# Requirement
Give every line of the data again, unchanged, but with no pictures.

# Given information

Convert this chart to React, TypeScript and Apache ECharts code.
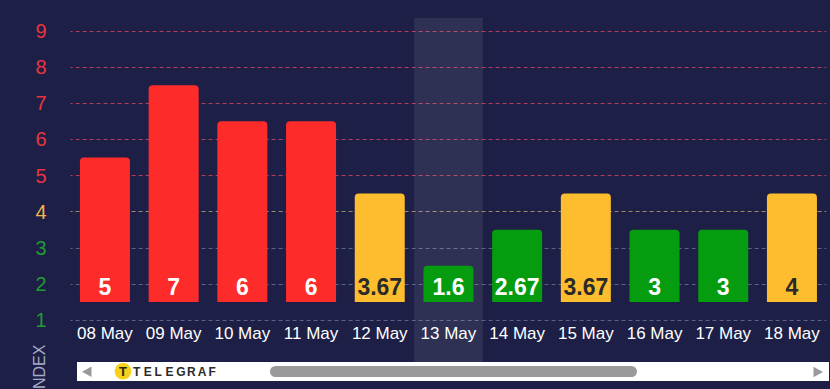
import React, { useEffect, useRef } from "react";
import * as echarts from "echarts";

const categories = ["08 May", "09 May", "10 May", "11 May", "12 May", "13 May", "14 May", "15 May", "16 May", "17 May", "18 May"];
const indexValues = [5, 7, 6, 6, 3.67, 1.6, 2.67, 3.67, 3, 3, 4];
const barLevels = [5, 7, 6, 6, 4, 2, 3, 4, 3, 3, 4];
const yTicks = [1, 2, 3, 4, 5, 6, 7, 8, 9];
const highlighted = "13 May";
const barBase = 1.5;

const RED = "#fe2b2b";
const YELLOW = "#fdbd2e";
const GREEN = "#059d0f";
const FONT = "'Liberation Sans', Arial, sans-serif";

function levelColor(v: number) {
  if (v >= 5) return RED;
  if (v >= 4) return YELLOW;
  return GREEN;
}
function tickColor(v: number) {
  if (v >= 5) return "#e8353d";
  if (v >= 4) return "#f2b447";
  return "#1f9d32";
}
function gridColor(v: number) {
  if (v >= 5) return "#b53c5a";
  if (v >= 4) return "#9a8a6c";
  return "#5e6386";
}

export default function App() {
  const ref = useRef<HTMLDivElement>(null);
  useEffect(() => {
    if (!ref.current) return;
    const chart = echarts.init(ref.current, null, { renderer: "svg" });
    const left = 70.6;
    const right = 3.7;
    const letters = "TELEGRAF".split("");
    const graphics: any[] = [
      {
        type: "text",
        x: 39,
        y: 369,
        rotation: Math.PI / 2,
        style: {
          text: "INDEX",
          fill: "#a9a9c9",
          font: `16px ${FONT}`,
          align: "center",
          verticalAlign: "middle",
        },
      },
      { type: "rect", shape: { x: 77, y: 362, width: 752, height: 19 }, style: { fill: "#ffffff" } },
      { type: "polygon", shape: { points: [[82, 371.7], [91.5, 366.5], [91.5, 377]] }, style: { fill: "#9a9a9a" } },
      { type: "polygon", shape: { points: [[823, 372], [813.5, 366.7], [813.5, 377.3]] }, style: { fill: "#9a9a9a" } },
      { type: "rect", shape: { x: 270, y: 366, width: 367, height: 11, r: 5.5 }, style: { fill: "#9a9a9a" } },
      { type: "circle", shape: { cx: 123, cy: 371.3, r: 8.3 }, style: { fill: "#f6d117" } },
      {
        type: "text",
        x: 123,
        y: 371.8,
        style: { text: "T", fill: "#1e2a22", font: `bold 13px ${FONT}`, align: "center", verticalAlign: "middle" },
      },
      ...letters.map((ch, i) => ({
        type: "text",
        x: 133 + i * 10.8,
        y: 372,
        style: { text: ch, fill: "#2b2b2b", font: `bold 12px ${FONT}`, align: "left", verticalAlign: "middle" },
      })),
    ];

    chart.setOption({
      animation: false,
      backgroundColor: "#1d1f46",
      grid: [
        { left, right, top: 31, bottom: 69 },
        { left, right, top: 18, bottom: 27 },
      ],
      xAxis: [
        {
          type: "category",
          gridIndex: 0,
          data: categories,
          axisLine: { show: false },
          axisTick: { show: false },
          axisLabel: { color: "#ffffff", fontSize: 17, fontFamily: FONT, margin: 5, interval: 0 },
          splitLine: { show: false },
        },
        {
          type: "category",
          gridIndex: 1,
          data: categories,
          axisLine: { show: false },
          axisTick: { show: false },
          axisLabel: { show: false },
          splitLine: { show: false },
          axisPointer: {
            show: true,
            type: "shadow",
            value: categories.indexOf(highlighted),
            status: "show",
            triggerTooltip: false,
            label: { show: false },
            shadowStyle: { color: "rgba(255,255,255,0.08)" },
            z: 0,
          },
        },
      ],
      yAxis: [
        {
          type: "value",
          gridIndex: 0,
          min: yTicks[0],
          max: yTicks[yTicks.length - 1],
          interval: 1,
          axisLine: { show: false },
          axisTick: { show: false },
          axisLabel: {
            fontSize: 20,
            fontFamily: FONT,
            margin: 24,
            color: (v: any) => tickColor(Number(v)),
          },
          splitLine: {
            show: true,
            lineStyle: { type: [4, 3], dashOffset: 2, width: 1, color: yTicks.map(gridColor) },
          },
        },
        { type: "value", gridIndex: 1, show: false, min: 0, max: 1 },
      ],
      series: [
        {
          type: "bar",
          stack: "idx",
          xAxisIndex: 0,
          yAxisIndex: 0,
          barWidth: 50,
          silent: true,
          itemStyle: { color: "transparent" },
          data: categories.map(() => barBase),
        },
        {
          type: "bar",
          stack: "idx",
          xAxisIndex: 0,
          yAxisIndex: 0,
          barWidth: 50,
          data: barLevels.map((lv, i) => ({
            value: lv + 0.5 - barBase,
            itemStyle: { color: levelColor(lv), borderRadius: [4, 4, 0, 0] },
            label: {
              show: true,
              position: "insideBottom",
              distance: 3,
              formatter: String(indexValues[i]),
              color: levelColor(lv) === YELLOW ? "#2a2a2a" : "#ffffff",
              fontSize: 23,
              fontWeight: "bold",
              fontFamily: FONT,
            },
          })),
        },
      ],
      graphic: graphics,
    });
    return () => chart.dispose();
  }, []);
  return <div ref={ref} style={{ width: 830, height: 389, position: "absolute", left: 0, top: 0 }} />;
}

# Solution to the exercise
Convert this chart to React, TypeScript and Apache ECharts code.
import React, { useEffect, useRef } from "react";
import * as echarts from "echarts";

const categories = ["08 May", "09 May", "10 May", "11 May", "12 May", "13 May", "14 May", "15 May", "16 May", "17 May", "18 May"];
const indexValues = [5, 7, 6, 6, 3.67, 1.6, 2.67, 3.67, 3, 3, 4];
const barLevels = [5, 7, 6, 6, 4, 2, 3, 4, 3, 3, 4];
const yTicks = [1, 2, 3, 4, 5, 6, 7, 8, 9];
const highlighted = "13 May";
const barBase = 1.5;

const RED = "#fe2b2b";
const YELLOW = "#fdbd2e";
const GREEN = "#059d0f";
const FONT = "'Liberation Sans', Arial, sans-serif";

function levelColor(v: number) {
  if (v >= 5) return RED;
  if (v >= 4) return YELLOW;
  return GREEN;
}
function tickColor(v: number) {
  if (v >= 5) return "#e8353d";
  if (v >= 4) return "#f2b447";
  return "#1f9d32";
}
function gridColor(v: number) {
  if (v >= 5) return "#b53c5a";
  if (v >= 4) return "#9a8a6c";
  return "#5e6386";
}

export default function App() {
  const ref = useRef<HTMLDivElement>(null);
  useEffect(() => {
    if (!ref.current) return;
    const chart = echarts.init(ref.current, null, { renderer: "svg" });
    const left = 70.6;
    const right = 3.7;
    const letters = "TELEGRAF".split("");
    const graphics: any[] = [
      {
        type: "text",
        x: 39,
        y: 369,
        rotation: Math.PI / 2,
        style: {
          text: "INDEX",
          fill: "#a9a9c9",
          font: `16px ${FONT}`,
          align: "center",
          verticalAlign: "middle",
        },
      },
      { type: "rect", shape: { x: 77, y: 362, width: 752, height: 19 }, style: { fill: "#ffffff" } },
      { type: "polygon", shape: { points: [[82, 371.7], [91.5, 366.5], [91.5, 377]] }, style: { fill: "#9a9a9a" } },
      { type: "polygon", shape: { points: [[823, 372], [813.5, 366.7], [813.5, 377.3]] }, style: { fill: "#9a9a9a" } },
      { type: "rect", shape: { x: 270, y: 366, width: 367, height: 11, r: 5.5 }, style: { fill: "#9a9a9a" } },
      { type: "circle", shape: { cx: 123, cy: 371.3, r: 8.3 }, style: { fill: "#f6d117" } },
      {
        type: "text",
        x: 123,
        y: 371.8,
        style: { text: "T", fill: "#1e2a22", font: `bold 13px ${FONT}`, align: "center", verticalAlign: "middle" },
      },
      ...letters.map((ch, i) => ({
        type: "text",
        x: 133 + i * 10.8,
        y: 372,
        style: { text: ch, fill: "#2b2b2b", font: `bold 12px ${FONT}`, align: "left", verticalAlign: "middle" },
      })),
    ];

    chart.setOption({
      animation: false,
      backgroundColor: "#1d1f46",
      grid: [
        { left, right, top: 31, bottom: 69 },
        { left, right, top: 18, bottom: 27 },
      ],
      xAxis: [
        {
          type: "category",
          gridIndex: 0,
          data: categories,
          axisLine: { show: false },
          axisTick: { show: false },
          axisLabel: { color: "#ffffff", fontSize: 17, fontFamily: FONT, margin: 5, interval: 0 },
          splitLine: { show: false },
        },
        {
          type: "category",
          gridIndex: 1,
          data: categories,
          axisLine: { show: false },
          axisTick: { show: false },
          axisLabel: { show: false },
          splitLine: { show: false },
          axisPointer: {
            show: true,
            type: "shadow",
            value: categories.indexOf(highlighted),
            status: "show",
            triggerTooltip: false,
            label: { show: false },
            shadowStyle: { color: "rgba(255,255,255,0.08)" },
            z: 0,
          },
        },
      ],
      yAxis: [
        {
          type: "value",
          gridIndex: 0,
          min: yTicks[0],
          max: yTicks[yTicks.length - 1],
          interval: 1,
          axisLine: { show: false },
          axisTick: { show: false },
          axisLabel: {
            fontSize: 20,
            fontFamily: FONT,
            margin: 24,
            color: (v: any) => tickColor(Number(v)),
          },
          splitLine: {
            show: true,
            lineStyle: { type: [4, 3], dashOffset: 2, width: 1, color: yTicks.map(gridColor) },
          },
        },
        { type: "value", gridIndex: 1, show: false, min: 0, max: 1 },
      ],
      series: [
        {
          type: "bar",
          stack: "idx",
          xAxisIndex: 0,
          yAxisIndex: 0,
          barWidth: 50,
          silent: true,
          itemStyle: { color: "transparent" },
          data: categories.map(() => barBase),
        },
        {
          type: "bar",
          stack: "idx",
          xAxisIndex: 0,
          yAxisIndex: 0,
          barWidth: 50,
          data: barLevels.map((lv, i) => ({
            value: lv + 0.5 - barBase,
            itemStyle: { color: levelColor(lv), borderRadius: [4, 4, 0, 0] },
            label: {
              show: true,
              position: "insideBottom",
              distance: 3,
              formatter: String(indexValues[i]),
              color: levelColor(lv) === YELLOW ? "#2a2a2a" : "#ffffff",
              fontSize: 23,
              fontWeight: "bold",
              fontFamily: FONT,
            },
          })),
        },
      ],
      graphic: graphics,
    });
    return () => chart.dispose();
  }, []);
  return <div ref={ref} style={{ width: 830, height: 389, position: "absolute", left: 0, top: 0 }} />;
}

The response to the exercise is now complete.